**Task**
Leave the pictures out and retype the lines from the beginning through the line with "const yTicks = [0, 20000, 40000, 60000, 80000];", both ends included.

**Data provided**
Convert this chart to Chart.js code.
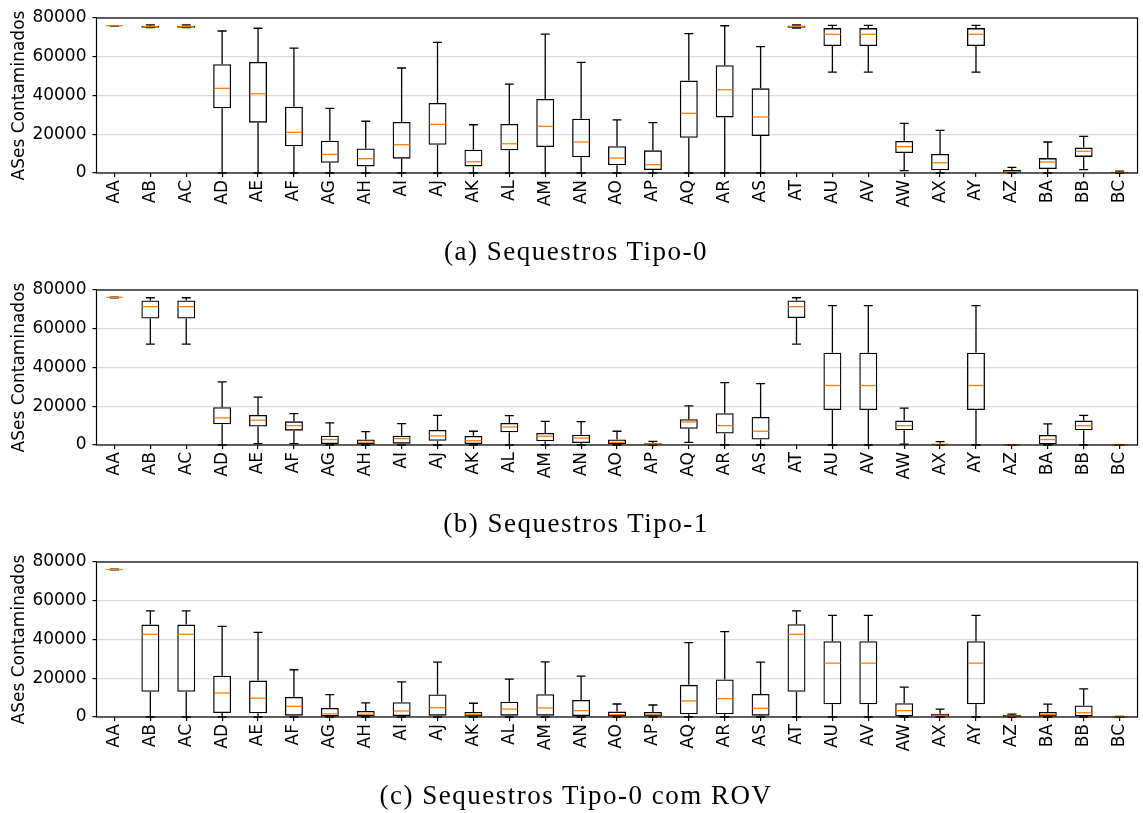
<!DOCTYPE html>
<html><head><meta charset="utf-8">
<script src="https://cdn.jsdelivr.net/npm/chart.js@4"></script>
<style>
body{margin:0;background:#fff;width:1143px;height:813px;overflow:hidden;position:relative}
.p{position:absolute;left:0;width:1143px;height:240px}
.cap{position:absolute;left:0;width:1152px;text-align:center;font-family:"Liberation Serif",serif;font-size:27px;line-height:27px;letter-spacing:1.5px;color:#000;white-space:nowrap}
</style></head><body>
<div class="p" style="top:0"><canvas id="c0" width="1143" height="240"></canvas></div>
<div class="cap" style="top:238px">(a) Sequestros Tipo-0</div>
<div class="p" style="top:272px"><canvas id="c1" width="1143" height="240"></canvas></div>
<div class="cap" style="top:510px">(b) Sequestros Tipo-1</div>
<div class="p" style="top:544px"><canvas id="c2" width="1143" height="240"></canvas></div>
<div class="cap" style="top:782px">(c) Sequestros Tipo-0 com ROV</div>
<script>
const categories = ['AA','AB','AC','AD','AE','AF','AG','AH','AI','AJ','AK','AL','AM','AN','AO','AP','AQ','AR','AS','AT','AU','AV','AW','AX','AY','AZ','BA','BB','BC'];
const yTicks = [0, 20000, 40000, 60000, 80000];

// (a) Tipo-0
const t0Low  = [75800,75000,75000,0,0,0,0,0,0,0,0,0,0,0,0,0,0,0,0,74800,52100,52100,1200,0,52100,0,0,1700,0];
const t0Q1   = [75900,75000,75000,33400,26000,13800,5300,3400,7400,14600,3400,11700,13400,8100,4000,1500,18200,28700,19100,75000,65500,65500,10300,1400,65500,300,2100,8300,100];
const t0Med  = [76000,75500,75500,43700,40900,21000,9600,7400,14600,25100,5800,15100,24100,16000,7700,4300,30800,43000,28900,75700,71600,71600,13600,5300,71600,700,5700,11200,300];
const t0Q3   = [76100,76000,76000,56100,57300,34200,16700,12700,26300,36100,12000,25300,38200,28000,13800,11700,47700,55600,43700,76000,74800,74800,16500,9800,74800,1500,7700,13100,500];
const t0High = [76100,76500,76500,73300,74700,64500,33400,26700,54200,67400,24900,45900,71700,57100,27400,26000,71900,76000,65200,76400,76200,76200,25600,22000,76200,2900,16000,18900,1000];

// (b) Tipo-1
const t1Low  = [76000,52100,52100,0,700,700,0,0,0,0,0,0,0,0,0,0,1400,0,0,52100,0,0,500,0,0,0,0,0,0];
const t1Q1   = [76100,65300,65300,10700,9500,7400,500,300,700,2200,500,6600,1900,1000,500,200,8400,5900,2800,65500,18100,18100,7600,200,18100,0,300,7600,0];
const t1Med  = [76200,71400,71400,14000,12800,10000,2800,1400,3300,4700,2200,9300,4500,3600,1400,500,11900,10000,7100,71400,30700,30700,10000,300,30700,50,2800,10000,50];
const t1Q3   = [76300,74600,74600,19500,15500,12200,4800,2900,4800,7800,4700,11400,6200,5300,2900,900,13300,16400,14500,74600,47600,47600,12600,700,47600,100,5200,12600,100];
const t1High = [76300,76000,76000,32600,24700,16200,11400,6900,11000,15300,7100,15200,12200,12100,7100,1900,20200,32200,31700,76000,71900,71900,19000,1700,71900,200,10900,15300,200];

// (c) Tipo-0 com ROV
const rovLow  = [75900,0,0,0,0,0,0,0,0,0,0,0,0,0,0,0,0,0,0,0,0,0,0,0,0,0,0,0,0];
const rovQ1   = [76000,13000,13000,2100,1900,700,300,300,500,700,300,700,700,500,300,300,1400,1400,700,13000,6600,6600,300,200,6600,100,300,300,0];
const rovMed  = [76100,42700,42700,12400,9700,5500,1600,1400,3100,4800,1200,4100,4700,3300,1200,1200,8300,9500,4500,42700,27800,27800,3300,900,27800,500,1200,2200,100];
const rovQ3   = [76200,47700,47700,21300,18800,10400,4700,3100,7600,11600,2600,7900,11800,8800,2800,2600,16600,19400,11900,47900,39100,39100,7100,1700,39100,1000,2600,5900,200];
const rovHigh = [76300,54800,54800,46800,43700,24400,11600,7300,18100,28300,7100,19500,28500,21100,6700,6200,38400,44100,28300,54800,52500,52500,15400,4100,52500,1500,6600,14500,300];

const panels = [
  {id:'c0', low:t0Low, q1:t0Q1, med:t0Med, q3:t0Q3, high:t0High},
  {id:'c1', low:t1Low, q1:t1Q1, med:t1Med, q3:t1Q3, high:t1High},
  {id:'c2', low:rovLow, q1:rovQ1, med:rovMed, q3:rovQ3, high:rovHigh}
];

const LW = 1.3;

const boxPlugin = {
  id: 'boxWhiskers',
  afterDatasetsDraw(chart) {
    const s = chart.options.plugins.boxWhiskers.stats;
    const {ctx, scales: {x, y}} = chart;
    const meta = chart.getDatasetMeta(0);
    ctx.save();
    ctx.lineWidth = LW;
    ctx.lineCap = 'butt';
    for (let i = 0; i < categories.length; i++) {
      const cx = x.getPixelForValue(i);
      const w = meta.data[i].width;
      const yLo = y.getPixelForValue(s.low[i]);
      const yHi = y.getPixelForValue(s.high[i]);
      const yQ1 = y.getPixelForValue(s.q1[i]);
      const yQ3 = y.getPixelForValue(s.q3[i]);
      const yMd = y.getPixelForValue(s.med[i]);
      ctx.strokeStyle = '#000';
      ctx.beginPath();
      ctx.moveTo(cx, yQ1); ctx.lineTo(cx, yLo);
      ctx.moveTo(cx, yQ3); ctx.lineTo(cx, yHi);
      ctx.moveTo(cx - w / 4, yLo); ctx.lineTo(cx + w / 4, yLo);
      ctx.moveTo(cx - w / 4, yHi); ctx.lineTo(cx + w / 4, yHi);
      ctx.stroke();
      ctx.strokeStyle = '#ff7f0e';
      ctx.beginPath();
      ctx.moveTo(cx - w / 2 + 1, yMd); ctx.lineTo(cx + w / 2 - 1, yMd);
      ctx.stroke();
    }
    ctx.restore();
  }
};

const framePlugin = {
  id: 'frame',
  afterDraw(chart) {
    const {ctx, chartArea: a} = chart;
    ctx.save();
    ctx.strokeStyle = '#000';
    ctx.lineWidth = 1.2;
    ctx.strokeRect(a.left, a.top, a.right - a.left, a.bottom - a.top);
    ctx.restore();
  }
};

Chart.defaults.color = '#000';
Chart.defaults.font.family = '"DejaVu Sans", sans-serif';
Chart.defaults.font.size = 17;

panels.forEach(p => {
  new Chart(document.getElementById(p.id), {
    type: 'bar',
    data: {
      labels: categories,
      datasets: [{
        data: categories.map((c, i) => [p.q1[i], p.q3[i]]),
        backgroundColor: 'rgba(0,0,0,0)',
        borderColor: '#000',
        borderWidth: LW,
        borderSkipped: false,
        barPercentage: 0.5,
        categoryPercentage: 1.0
      }]
    },
    options: {
      responsive: false,
      animation: false,
      layout: {padding: {top: 18, bottom: 17, left: 0, right: 1.5}},
      plugins: {
        legend: {display: false},
        tooltip: {enabled: false},
        boxWhiskers: {stats: p}
      },
      scales: {
        x: {
          offset: true,
          grid: {offset: false, drawOnChartArea: false, drawTicks: true, tickLength: 4, tickColor: '#000', lineWidth: 1.2},
          border: {display: false},
          ticks: {minRotation: 90, maxRotation: 90, autoSkip: false, padding: 3, font: {size: 17}},
          afterFit: s => { s.height = 50; }
        },
        y: {
          min: 0, max: 80000,
          afterBuildTicks: s => { s.ticks = yTicks.map(v => ({value: v})); },
          grid: {color: '#dcdcdc', lineWidth: 1.2, drawTicks: true, tickLength: 4, tickColor: '#000'},
          border: {display: false},
          ticks: {padding: 6, callback: v => String(v), font: {size: 17}},
          title: {display: true, text: 'ASes Contaminados', font: {size: 17}, padding: {top: 9, bottom: 0}},
          afterFit: s => { s.width = 96.5; }
        }
      }
    },
    plugins: [boxPlugin, framePlugin]
  });
});
</script>
</body></html>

**Exercise answer**
Convert this chart to Chart.js code.
<!DOCTYPE html>
<html><head><meta charset="utf-8">
<script src="https://cdn.jsdelivr.net/npm/chart.js@4"></script>
<style>
body{margin:0;background:#fff;width:1143px;height:813px;overflow:hidden;position:relative}
.p{position:absolute;left:0;width:1143px;height:240px}
.cap{position:absolute;left:0;width:1152px;text-align:center;font-family:"Liberation Serif",serif;font-size:27px;line-height:27px;letter-spacing:1.5px;color:#000;white-space:nowrap}
</style></head><body>
<div class="p" style="top:0"><canvas id="c0" width="1143" height="240"></canvas></div>
<div class="cap" style="top:238px">(a) Sequestros Tipo-0</div>
<div class="p" style="top:272px"><canvas id="c1" width="1143" height="240"></canvas></div>
<div class="cap" style="top:510px">(b) Sequestros Tipo-1</div>
<div class="p" style="top:544px"><canvas id="c2" width="1143" height="240"></canvas></div>
<div class="cap" style="top:782px">(c) Sequestros Tipo-0 com ROV</div>
<script>
const categories = ['AA','AB','AC','AD','AE','AF','AG','AH','AI','AJ','AK','AL','AM','AN','AO','AP','AQ','AR','AS','AT','AU','AV','AW','AX','AY','AZ','BA','BB','BC'];
const yTicks = [0, 20000, 40000, 60000, 80000];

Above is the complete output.